# Exercise details
Your task is to copy every line of this material exactly.

-*-*-

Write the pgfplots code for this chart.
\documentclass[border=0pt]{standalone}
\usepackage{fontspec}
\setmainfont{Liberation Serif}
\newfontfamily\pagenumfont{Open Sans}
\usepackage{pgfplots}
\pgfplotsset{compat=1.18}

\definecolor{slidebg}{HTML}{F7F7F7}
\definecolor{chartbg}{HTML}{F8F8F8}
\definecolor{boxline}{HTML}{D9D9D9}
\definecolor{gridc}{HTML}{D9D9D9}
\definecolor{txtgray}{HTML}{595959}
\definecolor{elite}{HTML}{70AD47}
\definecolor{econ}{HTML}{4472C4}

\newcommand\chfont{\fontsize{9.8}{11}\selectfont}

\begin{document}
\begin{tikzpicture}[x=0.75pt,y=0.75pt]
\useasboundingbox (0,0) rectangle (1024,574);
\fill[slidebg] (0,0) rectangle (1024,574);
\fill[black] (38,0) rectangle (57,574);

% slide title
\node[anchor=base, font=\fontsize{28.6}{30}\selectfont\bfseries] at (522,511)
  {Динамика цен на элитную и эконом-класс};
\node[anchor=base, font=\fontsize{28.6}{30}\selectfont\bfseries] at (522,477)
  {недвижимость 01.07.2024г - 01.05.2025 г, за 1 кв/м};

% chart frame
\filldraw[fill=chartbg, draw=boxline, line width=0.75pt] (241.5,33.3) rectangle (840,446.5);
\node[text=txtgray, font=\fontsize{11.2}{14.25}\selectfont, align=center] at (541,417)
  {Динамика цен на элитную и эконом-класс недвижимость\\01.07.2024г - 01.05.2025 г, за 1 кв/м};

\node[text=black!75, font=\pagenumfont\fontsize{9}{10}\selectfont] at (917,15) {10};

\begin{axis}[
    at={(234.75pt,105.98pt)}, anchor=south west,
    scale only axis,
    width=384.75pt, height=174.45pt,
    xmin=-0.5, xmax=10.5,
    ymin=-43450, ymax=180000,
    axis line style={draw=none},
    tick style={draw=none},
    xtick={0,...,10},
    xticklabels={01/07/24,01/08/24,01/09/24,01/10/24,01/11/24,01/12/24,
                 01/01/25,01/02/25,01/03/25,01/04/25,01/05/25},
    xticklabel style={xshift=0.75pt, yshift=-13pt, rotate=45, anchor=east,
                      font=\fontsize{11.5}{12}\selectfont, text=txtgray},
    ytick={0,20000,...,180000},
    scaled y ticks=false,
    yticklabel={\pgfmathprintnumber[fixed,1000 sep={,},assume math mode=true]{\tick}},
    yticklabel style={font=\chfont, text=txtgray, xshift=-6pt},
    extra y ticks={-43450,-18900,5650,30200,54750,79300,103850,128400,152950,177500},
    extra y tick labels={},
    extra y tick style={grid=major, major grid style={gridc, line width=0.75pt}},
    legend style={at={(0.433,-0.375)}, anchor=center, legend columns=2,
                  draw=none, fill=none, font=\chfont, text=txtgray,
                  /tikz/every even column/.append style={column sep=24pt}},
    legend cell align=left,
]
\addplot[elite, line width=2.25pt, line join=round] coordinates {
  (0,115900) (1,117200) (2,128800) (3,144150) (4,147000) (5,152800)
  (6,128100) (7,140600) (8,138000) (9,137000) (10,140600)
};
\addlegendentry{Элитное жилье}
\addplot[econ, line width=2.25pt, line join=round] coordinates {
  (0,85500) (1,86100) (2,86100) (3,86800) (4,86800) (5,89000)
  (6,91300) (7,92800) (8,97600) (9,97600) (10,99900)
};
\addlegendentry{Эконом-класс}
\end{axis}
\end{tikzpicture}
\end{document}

-*-*-

# Worked answer
Write the pgfplots code for this chart.
\documentclass[border=0pt]{standalone}
\usepackage{fontspec}
\setmainfont{Liberation Serif}
\newfontfamily\pagenumfont{Open Sans}
\usepackage{pgfplots}
\pgfplotsset{compat=1.18}

\definecolor{slidebg}{HTML}{F7F7F7}
\definecolor{chartbg}{HTML}{F8F8F8}
\definecolor{boxline}{HTML}{D9D9D9}
\definecolor{gridc}{HTML}{D9D9D9}
\definecolor{txtgray}{HTML}{595959}
\definecolor{elite}{HTML}{70AD47}
\definecolor{econ}{HTML}{4472C4}

\newcommand\chfont{\fontsize{9.8}{11}\selectfont}

\begin{document}
\begin{tikzpicture}[x=0.75pt,y=0.75pt]
\useasboundingbox (0,0) rectangle (1024,574);
\fill[slidebg] (0,0) rectangle (1024,574);
\fill[black] (38,0) rectangle (57,574);

% slide title
\node[anchor=base, font=\fontsize{28.6}{30}\selectfont\bfseries] at (522,511)
  {Динамика цен на элитную и эконом-класс};
\node[anchor=base, font=\fontsize{28.6}{30}\selectfont\bfseries] at (522,477)
  {недвижимость 01.07.2024г - 01.05.2025 г, за 1 кв/м};

% chart frame
\filldraw[fill=chartbg, draw=boxline, line width=0.75pt] (241.5,33.3) rectangle (840,446.5);
\node[text=txtgray, font=\fontsize{11.2}{14.25}\selectfont, align=center] at (541,417)
  {Динамика цен на элитную и эконом-класс недвижимость\\01.07.2024г - 01.05.2025 г, за 1 кв/м};

\node[text=black!75, font=\pagenumfont\fontsize{9}{10}\selectfont] at (917,15) {10};

\begin{axis}[
    at={(234.75pt,105.98pt)}, anchor=south west,
    scale only axis,
    width=384.75pt, height=174.45pt,
    xmin=-0.5, xmax=10.5,
    ymin=-43450, ymax=180000,
    axis line style={draw=none},
    tick style={draw=none},
    xtick={0,...,10},
    xticklabels={01/07/24,01/08/24,01/09/24,01/10/24,01/11/24,01/12/24,
                 01/01/25,01/02/25,01/03/25,01/04/25,01/05/25},
    xticklabel style={xshift=0.75pt, yshift=-13pt, rotate=45, anchor=east,
                      font=\fontsize{11.5}{12}\selectfont, text=txtgray},
    ytick={0,20000,...,180000},
    scaled y ticks=false,
    yticklabel={\pgfmathprintnumber[fixed,1000 sep={,},assume math mode=true]{\tick}},
    yticklabel style={font=\chfont, text=txtgray, xshift=-6pt},
    extra y ticks={-43450,-18900,5650,30200,54750,79300,103850,128400,152950,177500},
    extra y tick labels={},
    extra y tick style={grid=major, major grid style={gridc, line width=0.75pt}},
    legend style={at={(0.433,-0.375)}, anchor=center, legend columns=2,
                  draw=none, fill=none, font=\chfont, text=txtgray,
                  /tikz/every even column/.append style={column sep=24pt}},
    legend cell align=left,
]
\addplot[elite, line width=2.25pt, line join=round] coordinates {
  (0,115900) (1,117200) (2,128800) (3,144150) (4,147000) (5,152800)
  (6,128100) (7,140600) (8,138000) (9,137000) (10,140600)
};
\addlegendentry{Элитное жилье}
\addplot[econ, line width=2.25pt, line join=round] coordinates {
  (0,85500) (1,86100) (2,86100) (3,86800) (4,86800) (5,89000)
  (6,91300) (7,92800) (8,97600) (9,97600) (10,99900)
};
\addlegendentry{Эконом-класс}
\end{axis}
\end{tikzpicture}
\end{document}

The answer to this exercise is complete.